Mit Kanonen auf Ballons schießen: Ein Duell in den Lüften, © Wikimedia Commons

700 Meter über Paris

Im Mai 1808 wetteiferten »zwei tollkühne Herren« ­um das Lächeln einer Tänzerin

Es ist der 3. Mai 1808. Eine Gruppe Schaulustiger hat sich im Garten vor dem Palais des Tuileries in Paris versammelt. Unter den gebannt in die Luft blickenden Zuschauern ist auch eine junge Frau. Die Balletttänzerin Mademoiselle Tirevit, von der es heißt, sie breche den Junggesellen der Pariser Gesellschaft das Herz, so anmutig, grazil und schön seien ihre Bewegungen auf der Opernbühne. »Mein Lächeln schenke ich demjenigen, der über­lebt«, soll sie an jenem denkwürdigen Tag 1808 gegenüber einem Journalisten gesagt haben, kurz bevor zwei identische und eigens für das Unterfangen angefertigte Heißluftballons — mittels eines absolut zeitgleichen Schnitts durch das sie am Boden fesselnde Seil — in das Reich der Winde abhoben.

Der Schriftsteller Clemens J. Setz erwähnt dieses Duell, eher beiläufig, in seinem 2013 erschienenen Montageroman »Indigo«. Ein Duell »zwischen zwei tollkühnen Herren, Monsieur de Grandpré und Monsieur Le Pique, um die Gunst von Mademoiselle Tirevit, einer bekannten Tänzerin. Die Kon­trahenten stiegen damals mit zwei Ballonen rund 700 Meter hoch über die Tuileren und schossen abwechselnd auf die gegnerische Ballonhülle.« Ist das wahr? Oder doch nur wieder eines von Setz’ grandiosen Verwirrspielen, an deren Ende man kaum mehr zwischen Fiktion und Wirklichkeit unterscheiden kann?
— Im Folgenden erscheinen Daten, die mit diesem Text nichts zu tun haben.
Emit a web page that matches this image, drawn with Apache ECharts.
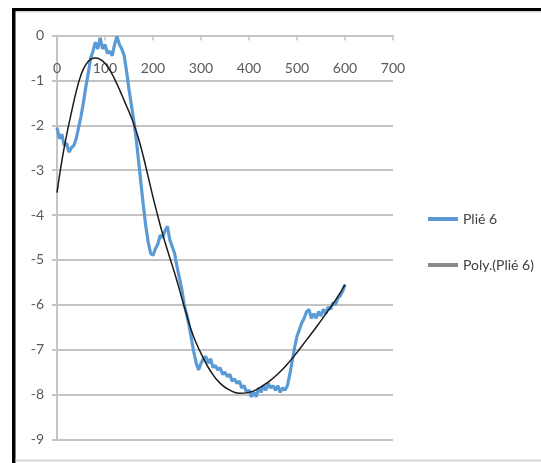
<!DOCTYPE html>
<html>
<head>
<meta charset="utf-8">
<script src="https://cdn.jsdelivr.net/npm/echarts@6/dist/echarts.min.js"></script>
<style>
  html, body { margin: 0; padding: 0; background: #ffffff; }
  #chart { width: 541px; height: 463px; }
</style>
</head>
<body>
<div id="chart"></div>
<script>
// Series names shown in the legend
const seriesNames = ['Plié 6', 'Poly.(Plié 6)'];

// Measured curve: one reading every 5 units, starting at 0
const plieStart = 0;
const plieStep = 5;
const plieValues = [
  -2.05, -2.3, -2.2, -2.45, -2.4, -2.6, -2.5, -2.45, -2.3, -2.05,
  -1.8, -1.5, -1.15, -0.85, -0.5, -0.35, -0.15, -0.3, -0.05, -0.3,
  -0.2, -0.4, -0.35, -0.45, -0.2, -0.02, -0.2, -0.3, -0.45, -0.8,
  -1.2, -1.55, -1.9, -2.3, -2.8, -3.3, -3.8, -4.25, -4.6, -4.85,
  -4.9, -4.75, -4.65, -4.45, -4.5, -4.35, -4.25, -4.55, -4.7, -4.85,
  -5.15, -5.4, -5.65, -6.0, -6.2, -6.45, -6.75, -7.05, -7.3, -7.45,
  -7.3, -7.2, -7.15, -7.3, -7.2, -7.4, -7.35, -7.45, -7.4, -7.55,
  -7.5, -7.6, -7.55, -7.7, -7.65, -7.75, -7.7, -7.85, -7.8, -7.95,
  -7.9, -8.05, -7.95, -8.05, -7.85, -7.95, -7.8, -7.9, -7.75, -7.85,
  -7.8, -7.9, -7.8, -7.95, -7.85, -7.9, -7.8, -7.55, -7.25, -6.95,
  -6.7, -6.55, -6.4, -6.3, -6.15, -6.1, -6.3, -6.2, -6.3, -6.15,
  -6.25, -6.1, -6.2, -6.05, -6.1, -5.95, -6.0, -5.85, -5.8, -5.7,
  -5.55
];

// Polynomial trendline, sampled
const trendX = [0, 10, 20, 30, 40, 50, 60, 70, 80, 90, 100, 110, 120, 130, 140, 150, 160, 170, 180, 190,
  200, 210, 220, 230, 240, 250, 260, 270, 280, 290, 300, 320, 340, 360, 380, 400, 420, 440, 460, 480,
  500, 520, 540, 560, 580, 600];
const trendY = [-3.5, -2.8, -2.22, -1.72, -1.25, -0.88, -0.65, -0.53, -0.5, -0.53, -0.62, -0.77, -0.97, -1.2, -1.45, -1.7, -1.97, -2.3, -2.7, -3.15,
  -3.6, -4.02, -4.42, -4.78, -5.12, -5.47, -5.85, -6.22, -6.57, -6.85, -7.08, -7.48, -7.75, -7.9, -7.97, -7.95, -7.86, -7.72, -7.54, -7.32,
  -7.06, -6.78, -6.5, -6.2, -5.9, -5.55];

// Axis ranges
const xRange = { min: 0, max: 700, interval: 100 };
const yRange = { min: -9, max: 0, interval: 1 };

const plieData = plieValues.map((v, i) => [plieStart + i * plieStep, v]);
const trendData = trendX.map((x, i) => [x, trendY[i]]);

const gridGrey = '#c4c4c4';
const labelFont = "Lato, 'Liberation Sans', sans-serif";

const chart = echarts.init(document.getElementById('chart'), null, { renderer: 'canvas' });

chart.setOption({
  animation: false,
  backgroundColor: '#ffffff',
  grid: { left: 57, top: 35.5, right: 148, bottom: 23.5, outerBoundsMode: 'none' },
  xAxis: {
    type: 'value',
    position: 'top',
    min: xRange.min, max: xRange.max, interval: xRange.interval,
    axisLine: { show: true, onZero: false, lineStyle: { color: gridGrey, width: 2 } },
    axisTick: { show: true, inside: true, length: 5, lineStyle: { color: gridGrey, width: 1.5 } },
    axisLabel: { inside: true, margin: 26, color: '#595959', fontSize: 14, fontFamily: labelFont },
    splitLine: { show: false }
  },
  yAxis: {
    type: 'value',
    min: yRange.min, max: yRange.max, interval: yRange.interval,
    axisLine: { show: true, onZero: false, lineStyle: { color: gridGrey, width: 2 } },
    axisTick: { show: true, length: 5, lineStyle: { color: gridGrey, width: 2 } },
    axisLabel: { margin: 13, color: '#595959', fontSize: 14, fontFamily: labelFont, padding: [4, 0, 0, 0] },
    splitLine: { show: true, lineStyle: { color: gridGrey, width: 2 } }
  },
  legend: {
    orient: 'vertical',
    left: 423,
    top: 207,
    itemWidth: 30,
    itemHeight: 4,
    itemGap: 32,
    icon: 'rect',
    textStyle: { color: '#404040', fontSize: 14, fontFamily: labelFont },
    data: [
      { name: seriesNames[0], itemStyle: { color: '#5b9bd5', borderWidth: 0 }, lineStyle: { color: '#5b9bd5', width: 0 } },
      { name: seriesNames[1], itemStyle: { color: '#8a8a8a', borderWidth: 0 }, lineStyle: { color: '#8a8a8a', width: 0 } }
    ]
  },
  series: [
    {
      name: seriesNames[0],
      type: 'line',
      data: plieData,
      showSymbol: false,
      symbol: 'none',
      lineStyle: { color: '#5b9bd5', width: 3.2 },
      itemStyle: { color: '#5b9bd5' },
      z: 2
    },
    {
      name: seriesNames[1],
      type: 'line',
      data: trendData,
      smooth: true,
      showSymbol: false,
      symbol: 'none',
      lineStyle: { color: '#1a1a1a', width: 1.5 },
      itemStyle: { color: '#8a8a8a' },
      z: 3
    }
  ],
  graphic: [
    // outer frame
    { type: 'rect', shape: { x: 12, y: 8, width: 529, height: 3 }, style: { fill: '#000000' }, silent: true },
    { type: 'rect', shape: { x: 12, y: 11, width: 529, height: 1.5 }, style: { fill: '#d6d6d6' }, silent: true },
    { type: 'rect', shape: { x: 12, y: 8, width: 3.5, height: 455 }, style: { fill: '#000000' }, silent: true },
    { type: 'rect', shape: { x: 15.5, y: 459.5, width: 526, height: 2 }, style: { fill: '#d8d8d8' }, silent: true }
  ]
});
</script>
</body>
</html>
Ein Blick in zeithistorische Quellen zeigt: Zahlreiche Medien, von Unterhaltungsblättern bis zu Jahreschroniken, berichteten damals über den gefährlichen Wettstreit zwischen den beiden Herren. »Eine sehr neue Art des Duells fand kürzlich in Paris statt«, heißt es etwa im Edinburgh Annual Register aus dem Jahr 1808,  ein anderes Blatt erzählt von »zwei Herren der vornehmen Pariser Welt«, deren Streit um eine Tänzerin »nicht zu ebener Erde, sondern in den Lüften ausgefochten werden« sollte. Mit jeweils einem Sekundanten an Bord zielten die Kontrahenten mit Donnerbüchsen auf den gegnerischen Ballon: erst Monsieur Le Pique, dessen Schuss daneben ging, dann Monsieur Grandpré. Er traf — und statt des angenommen Szenarios, nämlich dass der Ballon durch das Einschussloch an Luft verlieren könnte und langsam zu Boden sinken würde — heißt es, Monsieur Le Pique und sein Sekun­dant wurden beim Absturz auf einem Pariser Hausdach »dashed in pieces«, in Stücke gerissen. Kaum ein Mensch ist jemals tiefer für die Liebe gefallen.